The earthquake that has devastated Haiti is not good news for anyone. But any financier worth his bonus knows that with crisis comes opportunity, and the devastation in Haiti presented just that to embattled financial institutions eager to prove they are doing "God's work," at precisely the right moment: just as the murmurings about the gargantuan size of this year's bonus pools have begun to reach a crescendo. And so it was that yesterday, a respectable two days after the initial earthquake in Haiti, all of our favorite Too Big to Fail institutions (quietly, demurely, in perfectly good taste) put out press releases detailing their good works in response to the crisis. Was part of reason they were helping out of the goodness of their hearts? Sure, but like anything else involving Wall Street, it's also a contest. So let's treat it like one.
Which financial institution comes off best? Let's review:
God's bank, Goldman Sachs, offered a total of $1 million to be spread out among the Red Cross, CARE, Doctors Without Borders, International Rescue Committee to Save the Children, and the World Food Programme. Cynics might say that's chump change — for instance, it's only 1/15th of the price of CEO Lloyd Blankfein's apartment building, for instance, or 1/70th of his 2007 salary, or 1/20,000th (I think) of the $20.2 billion the firm is expected to pay out in bonuses this year — but the firm is also matching employee donations, which, as you may recall, may be mandatory this year.

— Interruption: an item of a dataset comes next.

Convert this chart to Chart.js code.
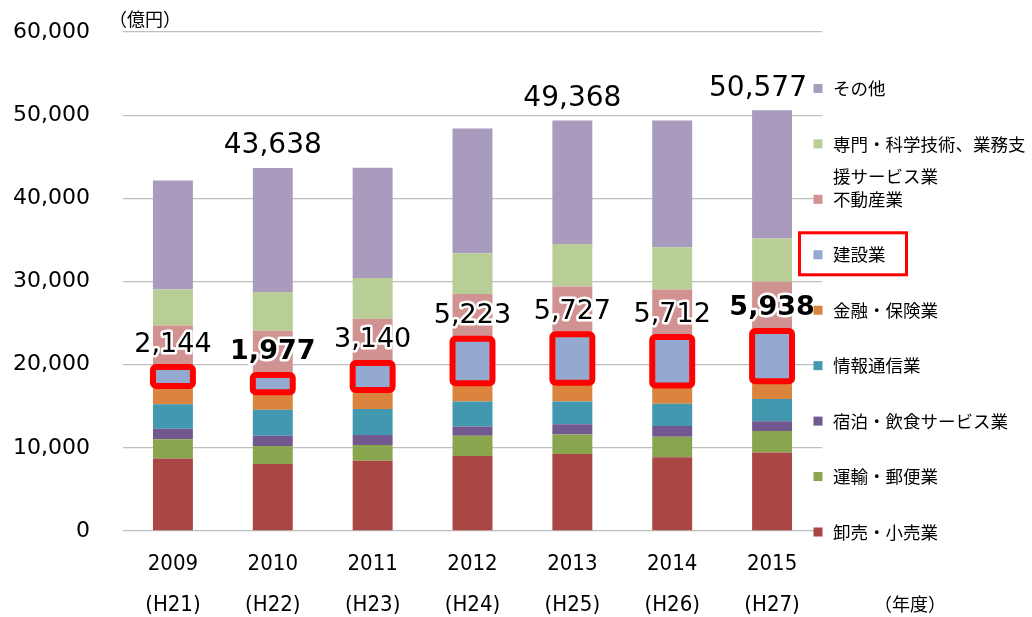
<!DOCTYPE html>
<html>
<head>
<meta charset="utf-8">
<script src="https://cdn.jsdelivr.net/npm/chart.js@4.4.1/dist/chart.umd.min.js"></script>
<style>
  html, body { margin: 0; padding: 0; background: #fff; }
  #wrap { width: 1032px; height: 617px; }
</style>
</head>
<body>
<div id="wrap"><canvas id="gdpcanvas" width="1032" height="617"></canvas></div>
<script>
// 年度ラベル
let years = ['2009', '2010', '2011', '2012', '2013', '2014', '2015'];
let heisei = ['(H21)', '(H22)', '(H23)', '(H24)', '(H25)', '(H26)', '(H27)'];

// 業種名（下から積み上げる順）
let industryNames = [
    '卸売・小売業',
    '運輸・郵便業',
    '宿泊・飲食サービス業',
    '情報通信業',
    '金融・保険業',
    '建設業',
    '不動産業',
    '専門・科学技術、業務支援サービス業',
    'その他'
];

// 各業種の値（億円）
let wholesaleRetail = [8710, 8070, 8460, 9030, 9270, 8870, 9430];
let transportPostal = [2330, 2160, 1890, 2410, 2320, 2450, 2580];
let hotelFood       = [1240, 1210, 1200, 1120, 1250, 1320, 1200];
let infoComm        = [2970, 3130, 3130, 3010, 2720, 2650, 2650];
let financeInsur    = [2260, 2160, 2330, 2250, 2320, 2260, 2200];
let construction    = [2144, 1977, 3140, 5223, 5727, 5712, 5938];
let realEstate      = [5070, 5380, 5370, 5460, 5800, 5790, 5980];
let professional    = [4300, 4660, 4900, 4890, 5110, 5060, 5180];
let others          = [13120, 14891, 13250, 15010, 14851, 15250, 15419];

// 合計を表示する年度と、建設業の値を太字にする年度
let totalShownFor = [1, 4, 6];
let boldConstructionFor = [1, 6];

let seriesValues = [wholesaleRetail, transportPostal, hotelFood, infoComm, financeInsur,
    construction, realEstate, professional, others];
let seriesColors = ['#AA4643', '#89A54E', '#71588F', '#4198AF', '#DB843D',
    '#93A9CF', '#D19392', '#B9CD96', '#A99BBD'];
let constructionIndex = 5;

let datasets = [];
for (let i = 0; i < industryNames.length; i++) {
    datasets.push({
        label: industryNames[i],
        data: seriesValues[i],
        backgroundColor: seriesColors[i],
        borderWidth: 0,
        barPercentage: 0.4,
        categoryPercentage: 1.0
    });
}

function fmt(v) {
    return Math.round(v).toLocaleString('en-US');
}

// 白い縁取り付きの文字
function haloText(ctx, text, x, y) {
    ctx.lineWidth = 5;
    ctx.strokeStyle = '#ffffff';
    ctx.lineJoin = 'round';
    ctx.strokeText(text, x, y);
    ctx.fillStyle = '#000000';
    ctx.fillText(text, x, y);
}

let overlayPlugin = {
    id: 'overlay',
    afterDatasetsDraw(chart) {
        let ctx = chart.ctx;
        let area = chart.chartArea;
        let consMeta = chart.getDatasetMeta(constructionIndex);
        let topMeta = chart.getDatasetMeta(datasets.length - 1);

        ctx.save();
        // 建設業の赤枠
        consMeta.data.forEach(function(bar) {
            let w = bar.width;
            ctx.beginPath();
            ctx.roundRect(bar.x - w / 2, bar.y - 0.5, w, bar.base - bar.y + 1, 3);
            ctx.lineWidth = 6;
            ctx.strokeStyle = '#FF0000';
            ctx.stroke();
        });

        // 建設業の値
        ctx.textAlign = 'center';
        ctx.textBaseline = 'middle';
        consMeta.data.forEach(function(bar, i) {
            let bold = boldConstructionFor.indexOf(i) >= 0;
            ctx.font = (bold ? 'bold ' : '') + '27px "DejaVu Sans"';
            haloText(ctx, fmt(construction[i]), bar.x, bar.y - 23);
        });

        // 合計値
        ctx.font = '28px "DejaVu Sans"';
        totalShownFor.forEach(function(i) {
            let total = 0;
            seriesValues.forEach(function(s) { total += s[i]; });
            let bar = topMeta.data[i];
            let text = fmt(total);
            let w = ctx.measureText(text).width;
            let x = Math.min(bar.x, area.right - 15 - w / 2);
            haloText(ctx, text, x, bar.y - 22);
        });
        ctx.restore();
    },
    afterDraw(chart) {
        let ctx = chart.ctx;
        let area = chart.chartArea;
        let step = area.height / industryNames.length;
        let sqX = area.right - 4;
        let textX = sqX + 15;
        let maxW = chart.width - textX - 4;

        ctx.save();
        ctx.font = '17.5px "Noto Sans CJK JP"';
        ctx.textAlign = 'left';
        ctx.textBaseline = 'middle';
        for (let i = 0; i < industryNames.length; i++) {
            let y = area.bottom + 1 - i * step;
            ctx.fillStyle = seriesColors[i];
            ctx.fillRect(sqX - 4.5, y - 4.5, 9, 9);

            // 長い名前は折り返す
            let lines = [];
            let cur = '';
            for (let ch of industryNames[i]) {
                if (ctx.measureText(cur + ch).width > maxW) {
                    lines.push(cur);
                    cur = ch;
                } else {
                    cur += ch;
                }
            }
            lines.push(cur);
            ctx.fillStyle = '#000000';
            lines.forEach(function(line, k) {
                ctx.fillText(line, textX, y + k * 32);
            });

            if (i === constructionIndex) {
                let w = ctx.measureText(industryNames[i]).width;
                ctx.lineWidth = 3;
                ctx.strokeStyle = '#FF0000';
                ctx.strokeRect(sqX - 18.5, y - 22, textX + w + 21 - (sqX - 18.5), 42);
            }
        }

        // 単位
        ctx.font = '18px "Noto Sans CJK JP"';
        ctx.fillText('（億円）', area.left - 14, 19);
        ctx.fillText('（年度）', area.right + 52, 604);
        ctx.restore();
    }
};

let xLabels = years.map(function(y, i) { return [y, heisei[i]]; });

let barCanvas = document.getElementById('gdpcanvas').getContext('2d');
let barChart = new Chart(barCanvas, {
    type: 'bar',
    data: {
        labels: xLabels,
        datasets: datasets
    },
    options: {
        responsive: false,
        animation: false,
        layout: { padding: { top: 32, right: 210, left: 0, bottom: 0 } },
        plugins: {
            legend: { display: false },
            tooltip: { enabled: false }
        },
        scales: {
            x: {
                stacked: true,
                grid: { display: false },
                border: { display: false },
                ticks: {
                    color: '#000000',
                    padding: 5,
                    maxRotation: 0,
                    font: { family: '"DejaVu Sans Condensed", sans-serif', size: 22, lineHeight: 1.85 }
                },
                afterFit: function(scale) { scale.height = 86; }
            },
            y: {
                stacked: true,
                min: 0,
                max: 60000,
                ticks: {
                    stepSize: 10000,
                    padding: 0,
                    color: '#000000',
                    font: { family: '"DejaVu Sans"', size: 22 },
                    callback: function(v) { return fmt(v); }
                },
                // 目盛り線は透明にして、ラベルとの間隔だけに使う
                grid: { drawTicks: true, tickLength: 33, tickColor: 'rgba(0,0,0,0)', color: '#BFBFBF', lineWidth: 1.3 },
                border: { display: false },
                afterFit: function(scale) { scale.width = 123; }
            }
        }
    },
    plugins: [overlayPlugin]
});
</script>
</body>
</html>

Bank of America is also matching employee contributions, and has pledged $1 million of its own money, half of which will go to the Red Cross and half of which will be earmarked for long-term recovery efforts.
Ditto for JPMorgan, although those employee contributions may not be as high as they would have been had the disaster occurred a few months ago: Despite their awesome earnings this morning, the bank has only set aside $549 million for investment-bank compensation, down 80 percent in the last quarter. Sorry, Haiti. McMortgages need to get paid.
Morgan Stanley threw $1 million in the pot since, we guess, they had to? "Our culture and history dictate that we, as a Firm, respond, new CEO James Gorman said in a weirdly mannered press release. "And we hope that today's donation will help provide a measure of comfort in the wake of such a catastrophic event." There's no mention of employee matching, but they do point out that this is in addition to the firm's annual $250,000 contribution to the American Red Cross's Annual Disaster Giving Program.
Wells Fargo, on the other hand, gave a mere $100,000, which is especially awkward considering the same press release notes that WF "is a diversified financial services company with $1.2 trillion in assets."
American Express has donated $250,000 to be spread out among the Red Cross, Doctors Without Borders, International Rescue Committee and the United Nations' Friends of the World Food program, will match employee donations for relief efforts, and, in response to barrels of criticism, has agreed to waive its fees on transactions to charitable organizations (Until February 2010 that is. We mean, they're nice but they're not that nice)
Oddly, it's ward of the state Citigroup, which has offices in Haiti, that appears to have one-upped everyone, at least so far. Tuesday, they chartered private aircraft and security teams to pull employees from the wreckage of the bank’s three-story office in Port-au-Prince, organized a shipment of prepackaged relief supplies through their partnership with the Pan American Development Foundation, and have pledged $2 million to relief efforts. "The people of Haiti are enduring an unthinkable loss," CEO Vikram Pandit said in a statement yesterday. "We continue to look for other opportunities to assist the people of Haiti." Maybe Sandy Weill could send his private jet?